Leonard Cohen ha patito una lunga malattia; il suo corpo è lentamente, dolorosamente franato sul suo scheletro malato, e il dolore che provava non gli ha mai impedito di essere spiritoso, autoironico, e sereno. Nelle ultime sue interviste ha parlato di come gli si stava facendo incontro la morte: «Il più grande cambiamento è quando la morte si fa proprio vicina. Io sono un ragazzo molto ordinato, mi piace tirare per bene le corde finché posso. Se ci riesco, bene. Devo assolutamente finire ciò che ho cominciato. Sono pronto a morire. Spero non sia troppo sgradevole. Mi preoccupo solo di questo».
Nel 2013 ero seduto in un cinema, per vedere Miss Violence, del regista greco Alexandros Avranas: un lentissimo movimento verticale della camera, molto originale, a poco a poco inquadrava un decoroso condominio piccoloborghese e poi scendeva giù, giù, fino a che sul selciato inquadrava il corpo senza vita di una bambina vestita per la festa, in una pozza di sangue. Improvvisamente partiva Dance me to the end of love, di Leonard Cohen, la ballata ninna-nanna con cui l’ebreo Cohen raccontava dopo tanto tempo il suo sentire la shoah. Quel film terribile, dove un padre laido e perbene si accoppia incestuoso con le sue bambine per poi offrile prostitute ai suoi amici, con una madre muta e vile, quello svuotarsi totale della dignità di un greco nello sprofondo della miserabile crisi economica e quindi morale di un popolo, erano perfettamente struggenti con il commento poetico di Cohen su un altro olocausto dell’umanità.
L’enorme compassione di Leonard Cohen, la sua capacità di parlare se necessario nel silenzio…
Se a Hydra, l’isoletta di tutt’altra Grecia di molti decenni fa, Cohen aveva vissuto come un monaco scrittore, al lume di lampade a olio, come monaco ordinato nella tradizione buddhista Zen Rinzai visse cinque anni in un monastero dal 1996, a Mount Baldy, vicino a Los Angeles. Dopo quarant’anni di amicizia con Kyozan Joshu Sasaki Roshi, nel pieno di una nuova pesantissima crisi depressiva, decise che doveva ritrovare il modo di sorridere; quel monastero è anche un centro di riabilitazione, e Cohen ha passato buona parte del suo tempo aiutando persone a tornare a camminare, a parlare.

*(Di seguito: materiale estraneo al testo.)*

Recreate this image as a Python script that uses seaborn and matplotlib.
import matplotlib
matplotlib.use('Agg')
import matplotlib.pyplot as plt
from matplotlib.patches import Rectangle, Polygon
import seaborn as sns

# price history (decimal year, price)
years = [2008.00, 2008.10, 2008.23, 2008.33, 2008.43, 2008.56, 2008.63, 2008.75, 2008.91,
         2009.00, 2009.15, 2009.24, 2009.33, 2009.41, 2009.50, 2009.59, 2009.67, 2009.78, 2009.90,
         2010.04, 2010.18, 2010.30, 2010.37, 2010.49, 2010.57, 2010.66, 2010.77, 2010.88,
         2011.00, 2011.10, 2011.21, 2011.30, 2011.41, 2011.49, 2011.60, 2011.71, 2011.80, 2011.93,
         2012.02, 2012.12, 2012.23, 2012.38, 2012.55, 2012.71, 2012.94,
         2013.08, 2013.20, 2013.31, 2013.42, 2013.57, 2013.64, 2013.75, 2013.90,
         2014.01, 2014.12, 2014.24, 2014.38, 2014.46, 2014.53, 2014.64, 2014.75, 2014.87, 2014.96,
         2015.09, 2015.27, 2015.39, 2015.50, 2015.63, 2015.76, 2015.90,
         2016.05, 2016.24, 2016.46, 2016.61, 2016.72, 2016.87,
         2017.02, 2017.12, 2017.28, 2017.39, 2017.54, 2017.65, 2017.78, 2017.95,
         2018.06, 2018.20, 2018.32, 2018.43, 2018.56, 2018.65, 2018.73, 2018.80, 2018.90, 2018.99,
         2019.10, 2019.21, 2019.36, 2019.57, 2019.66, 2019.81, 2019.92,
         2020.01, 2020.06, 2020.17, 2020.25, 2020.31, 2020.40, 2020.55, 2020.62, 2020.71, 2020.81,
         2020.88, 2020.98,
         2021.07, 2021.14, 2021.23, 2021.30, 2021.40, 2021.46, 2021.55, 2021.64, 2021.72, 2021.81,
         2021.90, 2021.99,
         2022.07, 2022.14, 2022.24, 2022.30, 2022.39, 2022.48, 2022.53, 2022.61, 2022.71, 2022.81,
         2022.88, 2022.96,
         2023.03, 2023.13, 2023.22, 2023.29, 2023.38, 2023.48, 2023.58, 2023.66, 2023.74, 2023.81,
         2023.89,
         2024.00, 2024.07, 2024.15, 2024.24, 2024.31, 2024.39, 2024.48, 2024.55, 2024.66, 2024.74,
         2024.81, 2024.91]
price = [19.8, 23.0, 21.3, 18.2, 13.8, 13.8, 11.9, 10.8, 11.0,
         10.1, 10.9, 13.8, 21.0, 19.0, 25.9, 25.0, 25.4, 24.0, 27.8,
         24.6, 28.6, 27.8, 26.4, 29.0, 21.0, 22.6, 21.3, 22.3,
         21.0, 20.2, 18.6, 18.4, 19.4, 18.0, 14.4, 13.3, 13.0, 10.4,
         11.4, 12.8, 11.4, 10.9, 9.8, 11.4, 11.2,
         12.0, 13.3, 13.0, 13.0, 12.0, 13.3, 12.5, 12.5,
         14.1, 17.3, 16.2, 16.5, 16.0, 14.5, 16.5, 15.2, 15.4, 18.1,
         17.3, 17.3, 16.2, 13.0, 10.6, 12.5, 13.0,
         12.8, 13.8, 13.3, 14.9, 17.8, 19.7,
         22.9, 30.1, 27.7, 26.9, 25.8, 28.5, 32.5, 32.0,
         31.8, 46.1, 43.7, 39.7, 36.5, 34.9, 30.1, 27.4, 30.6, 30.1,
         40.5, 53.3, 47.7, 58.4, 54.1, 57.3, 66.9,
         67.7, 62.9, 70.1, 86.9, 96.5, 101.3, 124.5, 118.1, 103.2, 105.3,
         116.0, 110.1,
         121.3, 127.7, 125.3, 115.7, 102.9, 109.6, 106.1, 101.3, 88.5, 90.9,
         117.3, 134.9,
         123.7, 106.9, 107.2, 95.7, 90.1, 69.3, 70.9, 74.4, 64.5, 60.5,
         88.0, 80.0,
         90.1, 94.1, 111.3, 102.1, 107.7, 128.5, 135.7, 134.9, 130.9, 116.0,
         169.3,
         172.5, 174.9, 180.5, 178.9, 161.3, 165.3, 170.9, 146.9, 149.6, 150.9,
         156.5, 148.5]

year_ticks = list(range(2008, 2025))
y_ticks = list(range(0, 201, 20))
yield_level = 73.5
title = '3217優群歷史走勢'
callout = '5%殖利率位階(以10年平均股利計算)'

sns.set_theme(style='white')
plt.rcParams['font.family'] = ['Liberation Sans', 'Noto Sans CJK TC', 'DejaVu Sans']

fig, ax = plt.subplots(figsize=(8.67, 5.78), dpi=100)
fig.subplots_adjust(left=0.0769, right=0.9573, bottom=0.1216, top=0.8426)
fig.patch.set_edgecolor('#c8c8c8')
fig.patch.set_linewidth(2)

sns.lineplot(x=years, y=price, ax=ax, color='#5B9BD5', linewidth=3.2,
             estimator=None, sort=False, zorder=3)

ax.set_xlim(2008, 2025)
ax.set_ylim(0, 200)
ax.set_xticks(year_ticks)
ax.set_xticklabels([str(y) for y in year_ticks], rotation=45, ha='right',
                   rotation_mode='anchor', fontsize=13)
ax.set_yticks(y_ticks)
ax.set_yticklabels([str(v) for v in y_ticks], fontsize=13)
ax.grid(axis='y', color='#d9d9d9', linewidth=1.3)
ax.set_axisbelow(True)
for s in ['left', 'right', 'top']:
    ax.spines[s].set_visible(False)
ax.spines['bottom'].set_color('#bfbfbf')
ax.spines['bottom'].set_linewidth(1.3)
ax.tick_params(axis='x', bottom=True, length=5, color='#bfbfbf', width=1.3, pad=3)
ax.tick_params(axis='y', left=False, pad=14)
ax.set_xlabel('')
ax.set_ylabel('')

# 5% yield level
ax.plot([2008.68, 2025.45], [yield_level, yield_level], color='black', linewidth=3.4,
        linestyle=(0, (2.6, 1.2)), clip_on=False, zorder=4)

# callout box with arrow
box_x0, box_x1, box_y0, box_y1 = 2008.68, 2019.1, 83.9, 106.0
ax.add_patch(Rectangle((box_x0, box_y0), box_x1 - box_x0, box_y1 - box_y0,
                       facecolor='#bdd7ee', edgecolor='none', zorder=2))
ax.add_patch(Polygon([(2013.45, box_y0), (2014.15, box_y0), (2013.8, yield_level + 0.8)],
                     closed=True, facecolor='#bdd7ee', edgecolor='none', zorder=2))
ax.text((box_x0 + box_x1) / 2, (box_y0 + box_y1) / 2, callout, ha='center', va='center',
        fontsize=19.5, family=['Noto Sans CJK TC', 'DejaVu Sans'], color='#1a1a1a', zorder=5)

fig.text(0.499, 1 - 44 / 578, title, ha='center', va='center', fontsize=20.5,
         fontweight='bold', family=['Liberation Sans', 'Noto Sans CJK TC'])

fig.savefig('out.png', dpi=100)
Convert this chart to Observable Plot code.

Un giorno, infine, disse al suo maestro che sarebbe sceso dalla montagna, come scrisse nel suo libro di poesie Book of Longing:
ho lasciato la mia veste appesa
nella vecchia capanna
dove sono stato seduto a meditare così a lungo
dove ho dormito così poco.
Infine ho capito
che non sono per niente portato
per le Questioni Spirituali
Negli ultimi suoi dieci anni Leonard Cohen ha ricominciato a scrivere canzoni, e poco tempo fa ha pubblicato il suo quattordicesimo album. Ha riportato nel mondo la compassione, che gli era innata, e con un sorriso, appoggiato sul bastone degli ultimi tempi, ci ha detto addio con la sua elegante, seducente, tristissima voce.